BIM導入に踏み切った14年当初は活用が思うように進まず、17年にBIMとの向き合い方を改めた。きっかけは当時、大手建設会社でBIMの推進役を担っていた現在ブート・ワンのテクニカルディレクターを務める高取昭浩氏の助言だった。当時の同社は2次元設計に合わせて導入していたが、高取氏からBIMを前提にやり方を変えるべきと説明され、方向転換した。「BIMに適した図面表現を突き詰め、標準化を進めてきた」とこれまでの歩みを振り返る。
現在の社内では、BIMソフト『Revit』を使いこなす中で「本質的なBIM活用」を合言葉にBIM導入を進めている。中途半端な取り組みは、かえって生産効率を下げる。設計初期から一貫してBIMを利活用することで各段階の生産効率は最大化する。
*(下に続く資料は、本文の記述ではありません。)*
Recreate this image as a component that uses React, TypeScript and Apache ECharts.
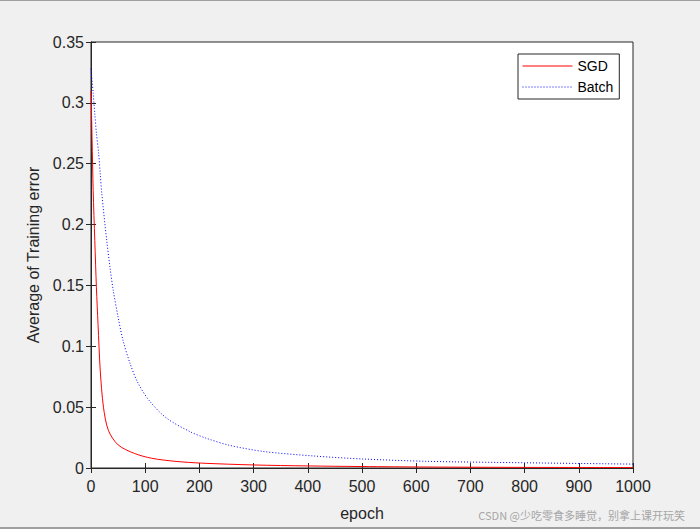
import React, { useEffect, useRef } from "react";
import * as echarts from "echarts";

const sgdEpochs = [0, 2, 4, 7, 10, 13, 17, 23, 32, 50, 80, 112, 155, 204, 300, 400, 500, 620, 800, 1000];
const sgdValues = [0.31, 0.27, 0.228, 0.187, 0.148, 0.118, 0.0805, 0.05, 0.031, 0.019, 0.012, 0.008, 0.0055, 0.004, 0.0025, 0.0017, 0.0012, 0.0008, 0.0005, 0.0004];

const batchEpochs = [0, 4, 7, 10, 14, 17, 20, 29, 35, 41, 50, 59, 72, 87, 109, 140, 183, 213, 256, 318, 410, 502, 619, 800, 1000];
const batchValues = [0.328, 0.308, 0.291, 0.275, 0.259, 0.242, 0.225, 0.187, 0.165, 0.146, 0.124, 0.105, 0.086, 0.0696, 0.0545, 0.0408, 0.0298, 0.0244, 0.0186, 0.0136, 0.0099, 0.0074, 0.0055, 0.0043, 0.0032];

const seriesNames = ["SGD", "Batch"];
const xName = "epoch";
const yName = "Average of Training error";
const watermark = "CSDN @少吃零食多睡觉，别拿上课开玩笑";

const FONT = "'Liberation Sans', Arial, sans-serif";

export default function App() {
  const ref = useRef<HTMLDivElement>(null);
  useEffect(() => {
    document.body.style.margin = "0";
    if (!ref.current) return;
    const chart = echarts.init(ref.current, null, { renderer: "svg" });
    const axisCommon = {
      type: "value" as const,
      axisLine: { show: true, lineStyle: { color: "#262626", width: 1 } },
      axisTick: { show: true, inside: true, length: 5, lineStyle: { color: "#262626" } },
      splitLine: { show: false },
    };
    chart.setOption({
      animation: false,
      backgroundColor: "#f0f0f0",
      grid: {
        left: 91,
        right: 67,
        top: 42,
        bottom: 61,
        show: true,
        backgroundColor: "#ffffff",
        borderColor: "#262626",
        borderWidth: 1,
      },
      legend: {
        left: 518,
        top: 54,
        orient: "vertical",
        data: seriesNames,
        backgroundColor: "#ffffff",
        borderColor: "#262626",
        borderWidth: 1,
        borderRadius: 0,
        padding: [5, 6, 5, 4],
        itemWidth: 50,
        itemHeight: 10,
        itemGap: 7,
        itemStyle: { opacity: 0 },
        lineStyle: { width: 1 },
        textStyle: { fontFamily: FONT, fontSize: 14, color: "#000" },
      },
      xAxis: [
        {
          ...axisCommon,
          min: 0,
          max: 1000,
          interval: 100,
          position: "bottom",
          name: xName,
          nameLocation: "middle",
          nameGap: 37,
          nameTextStyle: { fontFamily: FONT, fontSize: 16, color: "#262626" },
          axisLabel: {
            fontFamily: FONT,
            fontSize: 16,
            color: "#262626",
            margin: 10,
            formatter: (v: number) => String(v),
          },
        },
        {
          ...axisCommon,
          min: 0,
          max: 1000,
          interval: 100,
          position: "top",
          axisLabel: { show: false },
        },
      ],
      yAxis: [
        {
          ...axisCommon,
          min: 0,
          max: 0.35,
          interval: 0.05,
          position: "left",
          name: yName,
          nameLocation: "middle",
          nameGap: 47,
          nameTextStyle: { fontFamily: FONT, fontSize: 16, color: "#262626" },
          axisLabel: {
            fontFamily: FONT,
            fontSize: 16,
            color: "#262626",
            margin: 7,
            formatter: (v: number) => String(+v.toFixed(2)),
          },
        },
        {
          ...axisCommon,
          min: 0,
          max: 0.35,
          interval: 0.05,
          position: "right",
          axisLabel: { show: false },
        },
      ],
      series: [
        {
          name: seriesNames[0],
          type: "line",
          xAxisIndex: 0,
          yAxisIndex: 0,
          data: sgdEpochs.map((e, i) => [e, sgdValues[i]]),
          showSymbol: false,
          symbol: "none",
          smooth: 0.3,
          lineStyle: { color: "#ff0000", width: 1 },
          itemStyle: { color: "#ff0000" },
        },
        {
          name: seriesNames[1],
          type: "line",
          xAxisIndex: 0,
          yAxisIndex: 0,
          data: batchEpochs.map((e, i) => [e, batchValues[i]]),
          showSymbol: false,
          symbol: "none",
          smooth: 0.3,
          lineStyle: { color: "#0000ff", width: 1, type: [1, 2] },
          itemStyle: { color: "#0000ff" },
        },
      ],
      graphic: [
        { type: "rect", left: 0, top: 0, shape: { width: 700, height: 1 }, style: { fill: "#a0a0a0" } },
        { type: "rect", left: 0, top: 527, shape: { width: 700, height: 2 }, style: { fill: "#a0a0a0" } },
        {
          type: "text",
          right: 15,
          top: 509,
          style: {
            text: watermark,
            fill: "#a6a6a6",
            font: "11px 'Noto Sans CJK SC', sans-serif",
          },
        },
      ],
    });
    return () => chart.dispose();
  }, []);
  return <div ref={ref} style={{ width: 700, height: 529 }} />;
}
ブート・ワンの導入効果は各部門で見られる。構造設計部門の籠橋英仲課長は「モデルから断面リストをワンクリックで出力できるなど、これまで時間をとられていた図化作業が大幅に軽減され、構造計画に時間を費やすことができるようになった」と説明。施工部門の伊藤篤之工務部長は近く発売される施工系パッケージを心待ちにしており、「既にわれわれの要望も伝えている。これを機に積極的に現場導入を図り、生産性向上へとつなげていきたい」と強調する。